▶ **DATA EXCERPT**:
-------------------------

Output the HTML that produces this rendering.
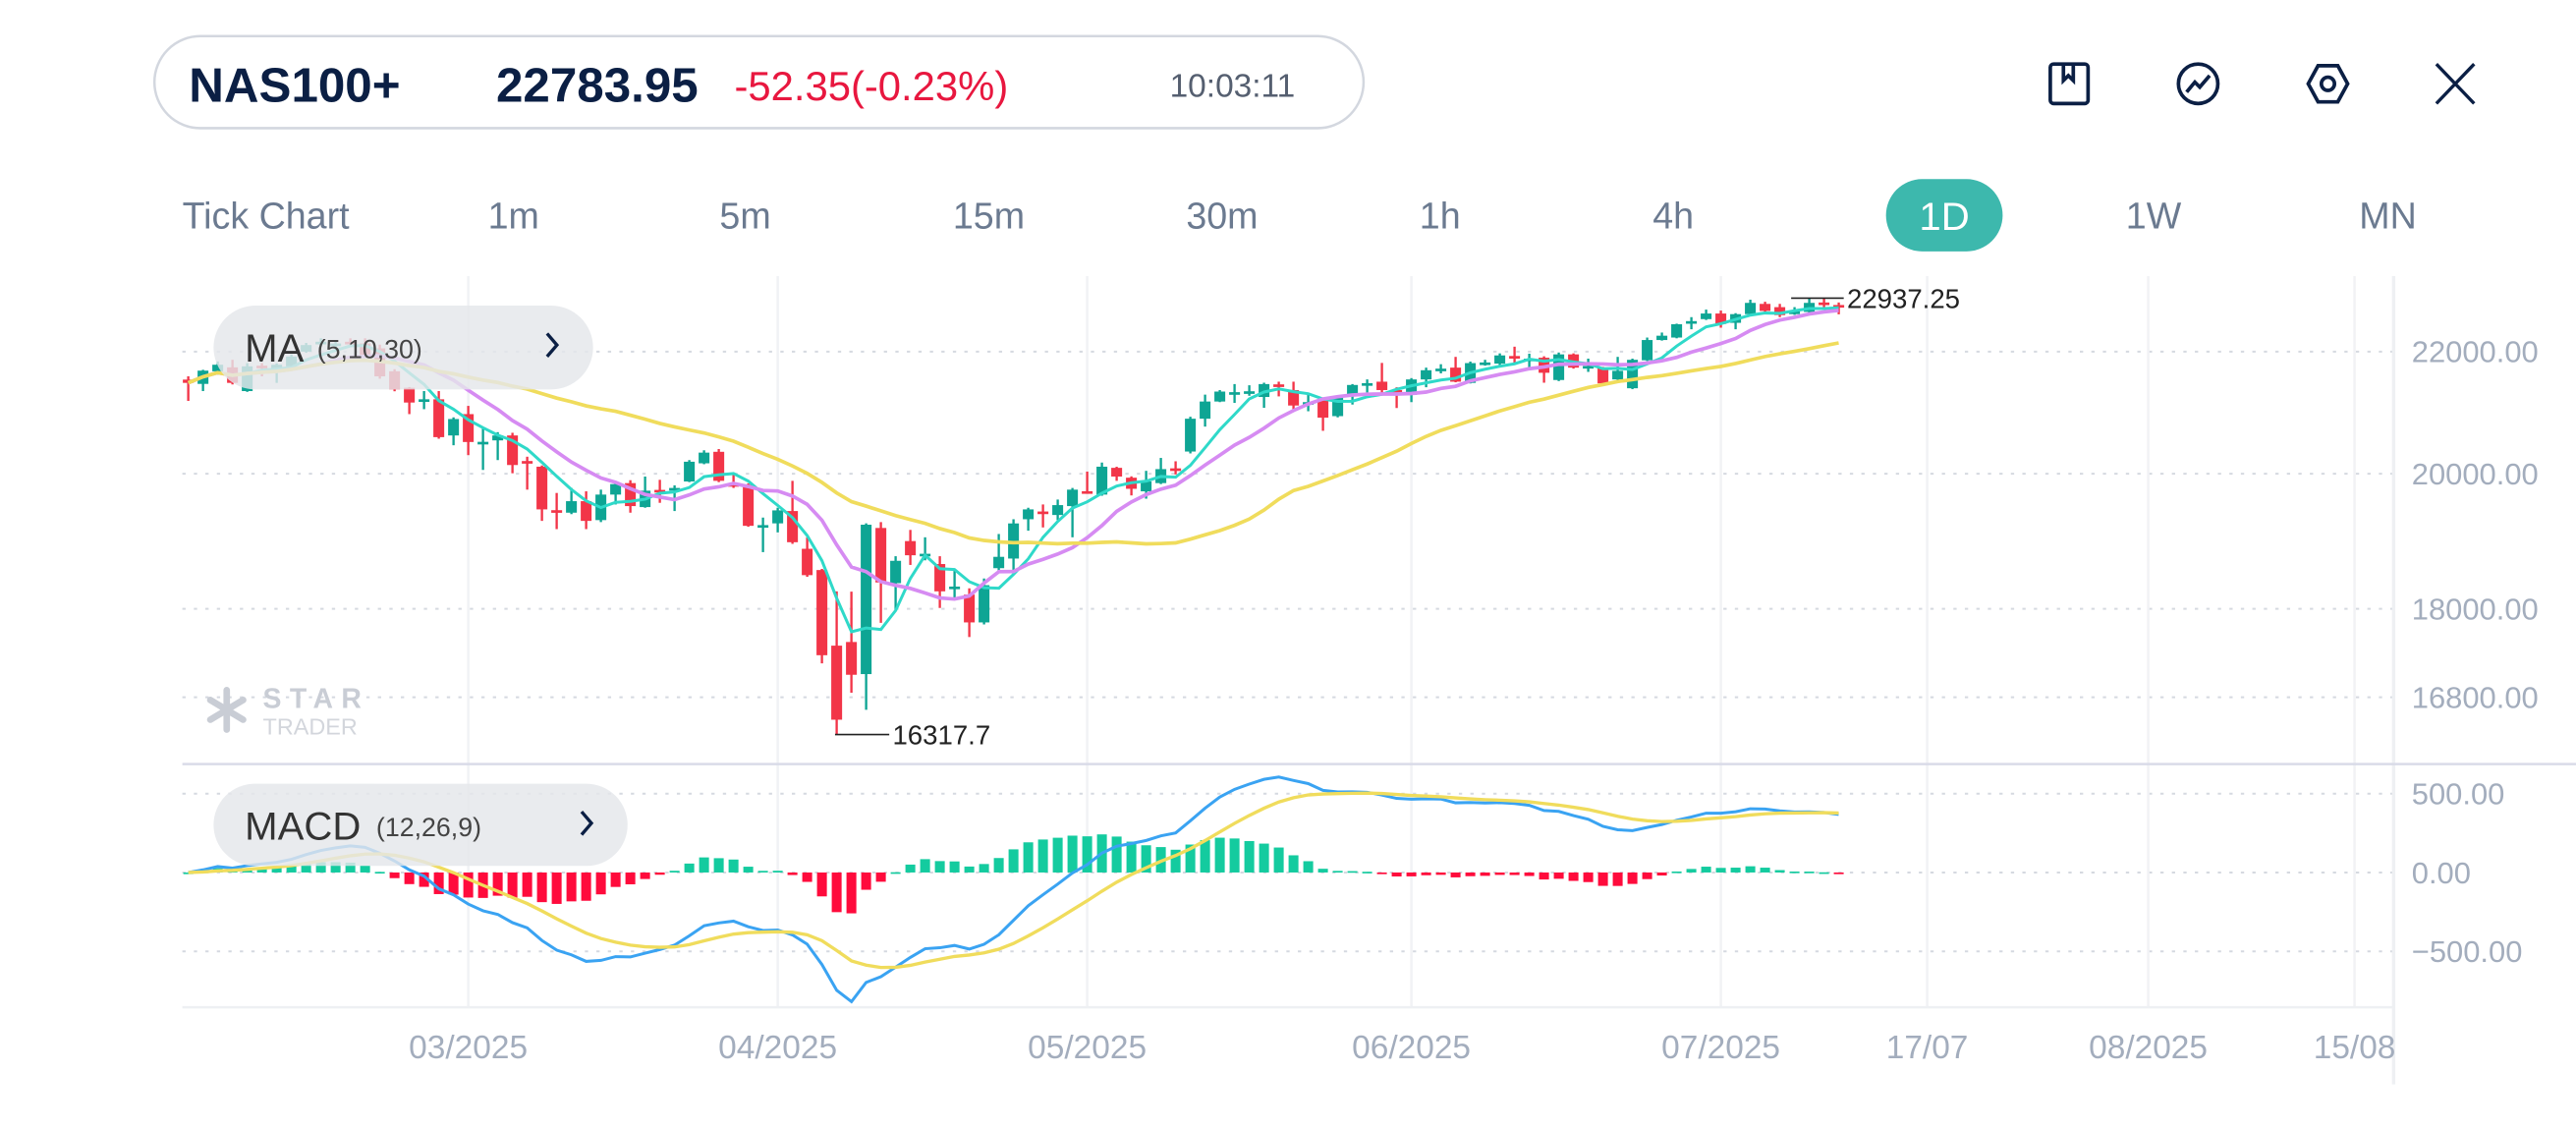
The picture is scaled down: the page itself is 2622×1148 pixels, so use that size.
<!DOCTYPE html>
<html><head><meta charset="utf-8"><style>
html,body{margin:0;padding:0;background:#fff;}
svg{display:block;}
text{font-family:"Liberation Sans",sans-serif;}
</style></head><body>
<svg id="chart" width="2622" height="1148" viewBox="0 0 1568 686.5" preserveAspectRatio="none" xmlns="http://www.w3.org/2000/svg">
<g>
<rect x="94" y="22" width="736" height="56" rx="28" fill="#fff" stroke="#d3d7df" stroke-width="1.5"/>
<text x="115" y="62" font-size="29.5" font-weight="bold" fill="#0b1f44">NAS100+</text>
<text x="302" y="62" font-size="29.5" font-weight="bold" fill="#0b1f44">22783.95</text>
<text x="447" y="61" font-size="25" fill="#e8173f">-52.35(-0.23%)</text>
<text x="712" y="59" font-size="20" fill="#555f70">10:03:11</text>
<g fill="none" stroke="#0b1f44" stroke-width="2.2"><rect x="1248" y="39" width="23" height="24" rx="2"/><path d="M1256 39v10l3-3 3 3V39"/></g>
<g fill="none" stroke="#0b1f44" stroke-width="2.2"><circle cx="1338" cy="51" r="12"/><path d="M1331 56l5-6 3 3 6-7"/></g>
<g fill="none" stroke="#0b1f44" stroke-width="2.2"><path d="M1411 40h12l6 11-6 11h-12l-6-11z"/><circle cx="1417" cy="51" r="4"/></g>
<g stroke="#0b1f44" stroke-width="2"><path d="M1483 39l23 24M1506 39l-23 24"/></g>
</g>
<g font-size="22.5" fill="#6b7a90">
<text x="111" y="139">Tick Chart</text>
<text x="297" y="139">1m</text>
<text x="438" y="139">5m</text>
<text x="580" y="139">15m</text>
<text x="722" y="139">30m</text>
<text x="864" y="139">1h</text>
<text x="1006" y="139">4h</text>
<rect x="1148" y="109" width="71" height="44" rx="22" fill="#3db8ad"/>
<text x="1183.5" y="140" text-anchor="middle" fill="#fff" font-size="24">1D</text>
<text x="1294" y="139">1W</text>
<text x="1436" y="139">MN</text>
</g>
<g id="grid"></g>
<g id="watermark" fill="#c9cdd5">
<g stroke="#c9cdd5" stroke-width="4" stroke-linecap="round"><path d="M138 420v24M128 426l20 12M148 426l-20 12"/></g>
<text x="160" y="431" font-size="17" font-weight="bold" letter-spacing="5">STAR</text>
<text x="160" y="447" font-size="14" fill="#d3d6dc">TRADER</text>
</g>
<g id="candles"></g>
<g id="malines"></g>
<g id="macd"></g>
<g id="axes"></g>
<g>
<rect x="130" y="186" width="231" height="51" rx="25.5" fill="#e4e6ea" fill-opacity="0.82"/>
<text x="149" y="220" font-size="24" fill="#333">MA</text>
<text x="193" y="218" font-size="16" fill="#444">(5,10,30)</text>
<path d="M333 203l6 7-6 7" fill="none" stroke="#0b1f44" stroke-width="2"/>
</g>
<g>
<rect x="130" y="477" width="252" height="50" rx="25" fill="#e4e6ea" fill-opacity="0.82"/>
<text x="149" y="511" font-size="24" fill="#333">MACD</text>
<text x="229" y="509" font-size="16" fill="#444">(12,26,9)</text>
<path d="M354 494l6 7-6 7" fill="none" stroke="#0b1f44" stroke-width="2"/>
</g>
</svg>
<script>
const opens=[21525,21453,21665,21732,21333,21760,21720,21749,22000,22150,22110,22170,22140,22056,21665,21388,21180,21197,20607,20953,20490,20528,20607,20200,20111,19440,19402,19577,19290,19678,19855,19487,19750,19765,19880,20164,20346,19840,19830,19190,19241,19427,18863,18553,17490,17540,17106,19172,18364,18977,18775,18640,18300,18201,17810,18580,18720,19303,19420,19367,19502,19730,19678,20093,19939,19728,19855,20085,20350,20878,21160,21300,21318,21235,21445,21350,21140,21180,20920,21245,21455,21490,21350,21271,21528,21700,21727,21470,21805,21795,21925,21870,21896,21518,21953,21745,21727,21528,21380,21852,22200,22243,22515,22565,22664,22500,22653,22835,22777,22653,22693,22860,22815];
const highs=[21580,21690,21832,21860,21804,21804,21800,21950,22150,22230,22200,22230,22230,22120,21700,21400,21333,21333,20900,21088,20714,20660,20650,20268,20130,19703,19779,19728,19754,19880,19900,19957,19906,19820,20215,20370,20390,20008,19850,19328,19477,19890,19033,18570,18247,18243,19241,19260,18754,19143,19033,18754,18550,18290,18431,19082,19303,19477,19527,19602,19780,20034,20176,20110,19960,20046,20249,20196,20910,21274,21350,21450,21430,21473,21490,21490,21287,21200,21260,21450,21528,21807,21397,21550,21727,21785,21910,21830,21860,21970,22085,21965,21920,21985,21970,21880,21740,21910,21880,22243,22330,22485,22600,22733,22716,22670,22910,22873,22835,22777,22937,22937,22860];
const lows=[21170,21333,21608,21444,21320,21580,21470,21700,21980,22100,22080,22120,21900,21540,21330,20953,21034,20555,20450,20293,20060,20215,20008,19754,19278,19155,19380,19155,19260,19527,19402,19477,19552,19427,19870,20150,19870,19780,19190,18814,19106,18936,18455,17250,16318,16860,16636,17805,17966,18627,18694,18012,18155,17608,17782,18527,18515,19131,19180,19290,19033,19690,19660,19890,19665,19615,19840,19990,20320,20750,21150,21137,21255,21056,21245,21029,21000,20682,20900,21110,21310,21271,21053,21150,21397,21630,21480,21460,21760,21743,21785,21727,21473,21500,21710,21655,21435,21520,21365,21840,22190,22230,22387,22550,22415,22387,22640,22693,22600,22640,22680,22733,22650];
const closes=[21470,21676,21776,21470,21749,21740,21776,21916,22113,22170,22140,22160,21944,21580,21360,21143,21197,20580,20873,20502,20505,20607,20137,20190,19452,19420,19577,19278,19678,19840,19502,19738,19730,19780,20189,20333,19890,19820,19204,19215,19437,18960,18479,17360,16508,17097,19221,18374,18687,18768,18790,18247,18315,17810,18335,18745,19240,19452,19395,19517,19754,19715,20111,19957,19767,19880,20073,20065,20878,21160,21325,21315,21330,21450,21430,21094,21150,20895,21245,21435,21465,21350,21322,21528,21683,21710,21490,21804,21815,21935,21916,21880,21640,21953,21727,21755,21462,21673,21860,22200,22275,22475,22530,22664,22480,22653,22853,22710,22636,22710,22853,22845,22784];
const priceTicks=[22000,20000,18000,16800];
const macdTicks=[500,0,-500];
const dateLabels=["03/2025","04/2025","05/2025","06/2025","07/2025","17/07","08/2025","15/08"];
const dateSlots=[19,40,61,83,104,118,133,147];
const maPeriods=[5,10,30];
const maxLabel="22937.25", minLabel="16317.7";

const NS="http://www.w3.org/2000/svg";
const X0=114.6, DX=8.97;
function xAt(i){return X0+i*DX;}
function yP(p){return 214-780*Math.log(p/22000);}
function yM(v){return 531-v*0.096;}
function mk(tag,attrs,parent){const e=document.createElementNS(NS,tag);for(const k in attrs)e.setAttribute(k,attrs[k]);parent.appendChild(e);return e;}
const grid=document.getElementById('grid'), axes=document.getElementById('axes');
priceTicks.forEach(t=>{
 const l=mk('line',{x1:111,x2:1457,y1:yP(t),y2:yP(t),stroke:'#d5d9e0','stroke-width':1.2,'stroke-dasharray':'2 5'},grid);
 
 
 const tx=mk('text',{x:1468,y:yP(t)+6.5,'font-size':18.5,fill:'#a3adbd'},axes);tx.textContent=t.toFixed(2);
 
 
});
macdTicks.forEach(t=>{
 const l=mk('line',{x1:111,x2:1457,y1:yM(t),y2:yM(t),stroke:'#d5d9e0','stroke-width':1.2,'stroke-dasharray':'2 5'},grid);
 
 
 const tx=mk('text',{x:1468,y:yM(t)+6.5,'font-size':18.5,fill:'#a3adbd'},axes);tx.textContent=t.toFixed(2).replace('-','\u2212');
 
 
});
dateLabels.forEach((d,k)=>{
 const x=xAt(dateSlots[k]);
 const l=mk('line',{x1:x,x2:x,y1:168,y2:613,stroke:'#f1f2f5','stroke-width':1.5},grid);
 
 
 const tx=mk('text',{x:x,y:644,'font-size':20,fill:'#a3adbd','text-anchor':'middle'},axes);tx.textContent=d;
 
 
});
mk('line',{x1:1457,x2:1457,y1:168,y2:660,stroke:'#eef0f3','stroke-width':2},grid);
mk('line',{x1:111,x2:1568,y1:465,y2:465,stroke:'#d9dbe8','stroke-width':1.5},grid);
mk('line',{x1:111,x2:1457,y1:613,y2:613,stroke:'#eef0f3','stroke-width':1.5},grid);

const cg=document.getElementById('candles');
closes.forEach((c,i)=>{
 const o=opens[i],up=c>=o,col=up?'#0ea594':'#f23548',x=xAt(i);
 const w=mk('line',{x1:x,x2:x,y1:yP(highs[i]),y2:yP(lows[i]),stroke:col,'stroke-width':1.4},cg);
 
 
 const t=yP(Math.max(o,c)),b=yP(Math.min(o,c));
 const r=mk('rect',{x:x-3.3,y:t,width:6.6,height:Math.max(1.6,b-t),fill:col},cg);
 
 
});
let hi=0,lo=0;highs.forEach((h,i)=>{if(h>=highs[hi])hi=i;});lows.forEach((l,i)=>{if(l<lows[lo])lo=i;});
mk('line',{x1:xAt(hi)-20,x2:xAt(hi)+12,y1:yP(highs[hi]),y2:yP(highs[hi]),stroke:'#222','stroke-width':1},cg);
let ht=mk('text',{x:xAt(hi)+14,y:yP(highs[hi])+6,'font-size':16.5,fill:'#222'},cg);ht.textContent=maxLabel;


mk('line',{x1:xAt(lo)-1,x2:xAt(lo)+32,y1:yP(lows[lo]),y2:yP(lows[lo]),stroke:'#222','stroke-width':1},cg);
let lt=mk('text',{x:xAt(lo)+34,y:yP(lows[lo])+6,'font-size':16.5,fill:'#222'},cg);lt.textContent=minLabel;



const mg=document.getElementById('malines');
const maCols=['#2fd9c9','#d68bf2','#f0dc5c'],maW=[1.8,2.2,2.2];
maPeriods.forEach((n,k)=>{
 const pts=closes.map((c,i)=>{const s=closes.slice(Math.max(0,i-n+1),i+1);const a=s.reduce((p,q)=>p+q,0)/s.length;return xAt(i).toFixed(1)+','+yP(a).toFixed(1);});
 const p=mk('polyline',{points:pts.join(' '),fill:'none',stroke:maCols[k],'stroke-width':maW[k]},mg);
 
 
});

const mc=document.getElementById('macd');
function ema(arr,n){const a=2/(n+1);let out=[],v=arr[0];arr.forEach((x,i)=>{v=i?a*x+(1-a)*v:x;out.push(v);});return out;}
const e12=ema(closes,12),e26=ema(closes,26);
const dif=e12.map((v,i)=>v-e26[i]);
const dea=ema(dif,9);
dif.forEach((d,i)=>{
 const h=d-dea[i],x=xAt(i);
 const y1=yM(Math.max(h,0)),y2=yM(Math.min(h,0));
 const r=mk('rect',{x:x-3,y:y1,width:6,height:Math.max(1,y2-y1),fill:h>=0?'#14cb9f':'#ff0b3c'},mc);
 
 
});
let p1=mk('polyline',{points:dif.map((v,i)=>xAt(i).toFixed(1)+','+yM(v).toFixed(1)).join(' '),fill:'none',stroke:'#3aa3f2','stroke-width':1.8},mc);


let p2=mk('polyline',{points:dea.map((v,i)=>xAt(i).toFixed(1)+','+yM(v).toFixed(1)).join(' '),fill:'none',stroke:'#f0dc5c','stroke-width':2},mc);


</script>
</body></html>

-------------------------

▶ **GOAL**: Identify each line of the material where the word "that" shows up, and copy it.

▶ **RESPONSE TO THE EXERCISE**:
Output the HTML that produces this rendering.
The picture is scaled down: the page itself is 2622×1148 pixels, so use that size.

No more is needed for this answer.